U.S. Air Force Airman of the 316th Training Squadron black rope corps celebrate after winning the drill competition in both the exhibition and regulation drill circuits in the High Bay at the Louis F. Garland Fire Academy on Goodfellow Air Force Base, Texas, June 22, 2015. The 316th TRS competed against both the 315th Training Squadrons and the 312th Training Squadrons. (U.S. Air Force photo by Senior Airman Scott Jackson)

U.S. Air Force Airman of the 316th Training Squadron black rope corps celebrate after winning the drill competition in both the exhibition and regulation drill circuits in the High Bay at the Louis F. Garland Fire Academy on Goodfellow Air Force Base, Texas, June 22, 2015. The 316th TRS competed against both the 315th Training Squadrons and the 312th Training Squadrons. (U.S. Air Force photo by Senior Airman Scott Jackson)

GOODFELLOW AIR FORCE BASE, Texas --

Synchronization comes in many forms. It can be an important component in life, in which everything happens seamlessly and falls into place. In the absence of unison, life can become chaotic, unpredictable and even dangerous.

Drill teams are unison perpetuated, and the 316th Training Squadron drill team re-embodies it. The entire art of drill relies on every member of the team to be on beat at all times. They function as one. They operate as one and they perform awe-inspiring acts as one.

“Everyone is different and everyone learns differently,” said Airman 1st Class Matthew R. Ignacio, 316th TRS student and black rope corps commander. “My goal is to make sure everyone is on the same page instead of moving on and letting people get confused.”

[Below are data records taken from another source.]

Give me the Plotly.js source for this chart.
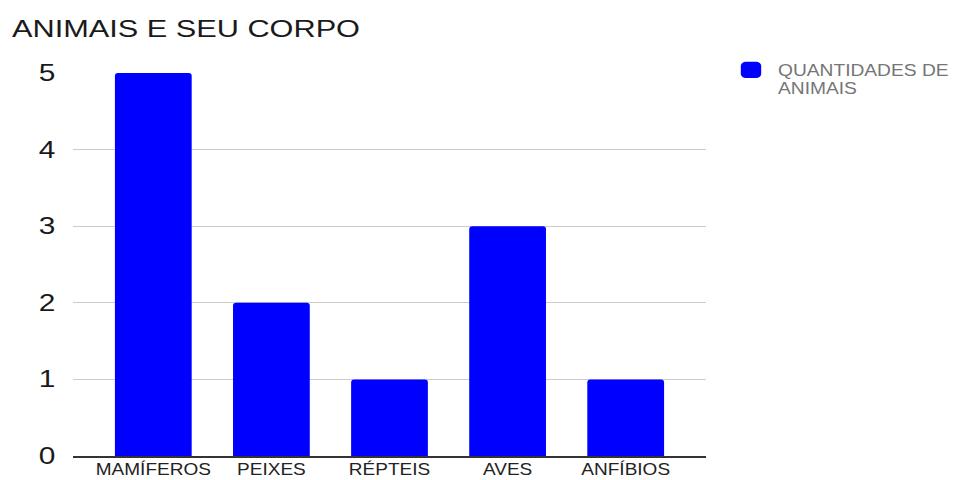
<!DOCTYPE html>
<html>
<head>
<meta charset="utf-8">
<script src="https://cdn.plot.ly/plotly-3.0.1.min.js"></script>
<style>html,body{margin:0;padding:0;background:#fff;}#chart{width:954px;height:480px;}</style>
</head>
<body>
<div id="chart"></div>
<script>
const categories = ["MAMÍFEROS", "PEIXES", "RÉPTEIS", "AVES", "ANFÍBIOS"];
const values = [5, 2, 1, 3, 1];
const seriesName = "QUANTIDADES DE<br>ANIMAIS";
const yTicks = [0, 1, 2, 3, 4, 5];

const font = "Liberation Sans, Arial, sans-serif";
Plotly.newPlot("chart", [{
  type: "bar",
  x: categories.map((c, i) => i),
  y: values,
  name: seriesName,
  width: 0.65,
  marker: {color: "#0000ff", cornerradius: 3},
  hoverinfo: "none"
}], {
  width: 954, height: 480,
  margin: {l: 73, r: 248, t: 73, b: 24, pad: 0},
  paper_bgcolor: "#fff", plot_bgcolor: "#fff",
  title: {text: "ANIMAIS E SEU CORPO", x: 12/954, xanchor: "left", xref: "container", y: 1 - 37/480, yanchor: "bottom", yref: "container",
    font: {family: font, size: 24, color: "#1a1a1a"}},
  xaxis: {
    range: [-0.68, 4.68],
    tickvals: categories.map((c, i) => i),
    ticktext: categories,
    showgrid: false, zeroline: false,
    showline: true, linecolor: "#333", linewidth: 1.5,
    ticks: "", ticklen: 0,
    tickfont: {family: font, size: 17, color: "#222"},
    fixedrange: true
  },
  yaxis: {
    range: [0, 5],
    tickvals: yTicks,
    showgrid: true, gridcolor: "#cccccc", gridwidth: 1,
    zeroline: false, showline: false,
    ticks: "outside", ticklen: 12, tickcolor: "rgba(0,0,0,0)",
    tickfont: {family: font, size: 23, color: "#1a1a1a"},
    fixedrange: true
  },
  showlegend: true,
  legend: {x: 738/954, xref: "container", xanchor: "left", y: 1 - 53/480, yref: "container", yanchor: "top",
    valign: "top", bgcolor: "rgba(0,0,0,0)",
    font: {family: font, size: 16, color: "#757575"}, itemwidth: 30, tracegroupgap: 0},
  bargap: 0.35
}, {displayModeBar: false, staticPlot: true}).then(function () {
  function stretch(sel, s, dy) {
    document.querySelectorAll(sel).forEach(function (el) {
      const X = parseFloat(el.getAttribute("x") || 0);
      const t = el.getAttribute("transform") || "";
      el.setAttribute("transform", t + " translate(" + X + "," + (dy || 0) + ") scale(" + s + ",1) translate(" + (-X) + ",0)");
    });
  }
  stretch(".gtitle", 1.28);
  stretch(".ytick text", 1.3);
  stretch(".xtick text", 1.12, -3);
  stretch(".legendtext", 1.2);
  document.querySelectorAll(".legend [clip-path]").forEach(function (el) { el.removeAttribute("clip-path"); });
  document.querySelectorAll(".legendtext tspan.line").forEach(function (el, i) {
    if (i > 0) el.setAttribute("dy", "1.12em");
  });
  document.querySelectorAll(".legendpoints path").forEach(function (el) {
    const t = el.getAttribute("transform") || "";
    el.setAttribute("transform", t + " translate(-7,0) scale(1.7,1.35)");
  });
});
</script>
</body>
</html>
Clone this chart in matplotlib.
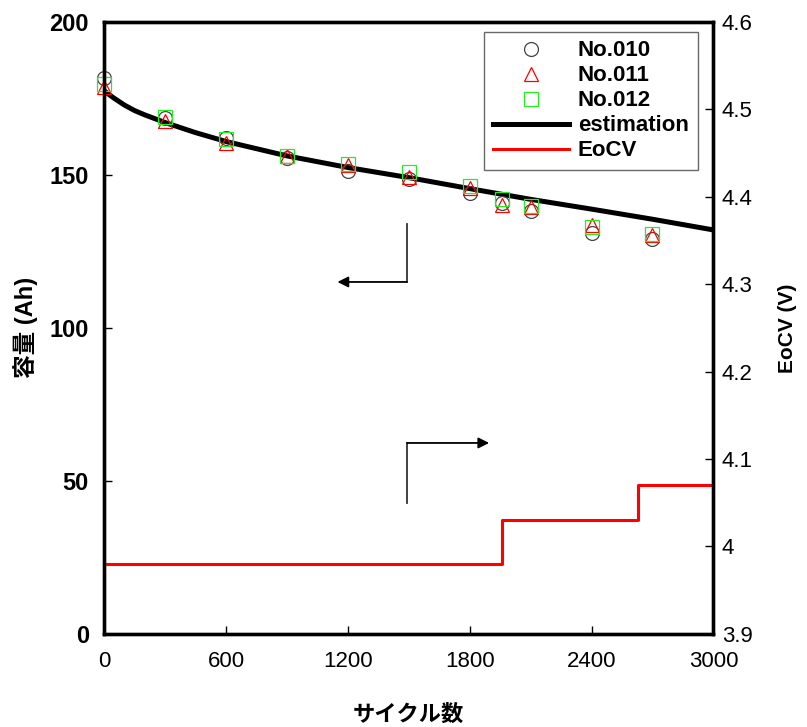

Ignacio leads his team in exhibition drill by conducting the cadence call and other commands, setting the beat for them to follow.

“It wasn’t all me, it was a team effort,” said Ignacio. “I urged everyone to put in ideas and we just pulled pieces that we thought looked good and put it all together.”

On June 22, they competed in the quarterly Goodfellow drill competition winning in the regulation and exhibition drill categories. In regulation drill, the team follows basic marching commands and focuses not only on following the command, but also on executing it with skill in unison. Exhibition drill is where almost anything goes and the team is limited only by their imagination.

In exhibition drill, synchronicity is key.

“We’re a really close tight knit group,” said Ignacio. “We’ve always understood and we’re there for each other through the whole thing. We try to stress the core values and help each other out, be wingmen, both in and out of uniform.”

The team will sometimes separate into shapes, weaving through each other and operating not as one group, but as two or even three. All it takes is just one misstep and the whole thing comes off beat. If this happens, the seamlessness is lost, so the team spends months and months practicing, going over the drills hundreds and hundreds of times until the performance is second nature.

“We started practicing and putting the team together about three months ago, and from there we started to develop each Airman and let them know what’s expected of them and how to be the best black rope airman that they can be,” said Ignacio.

Ignacio demonstrates the leadership qualities revered within the Air Force: tenacity, will-to-do, patience, care and the ability to listen.

Learning to operate as a team is more than winning trophies and looking cool. It translates into a cooperative nature, into learning how to be a piece of a whole and knowing one’s place and assisting to get the mission done. Because, in the end, that’s what the military is about: being a team.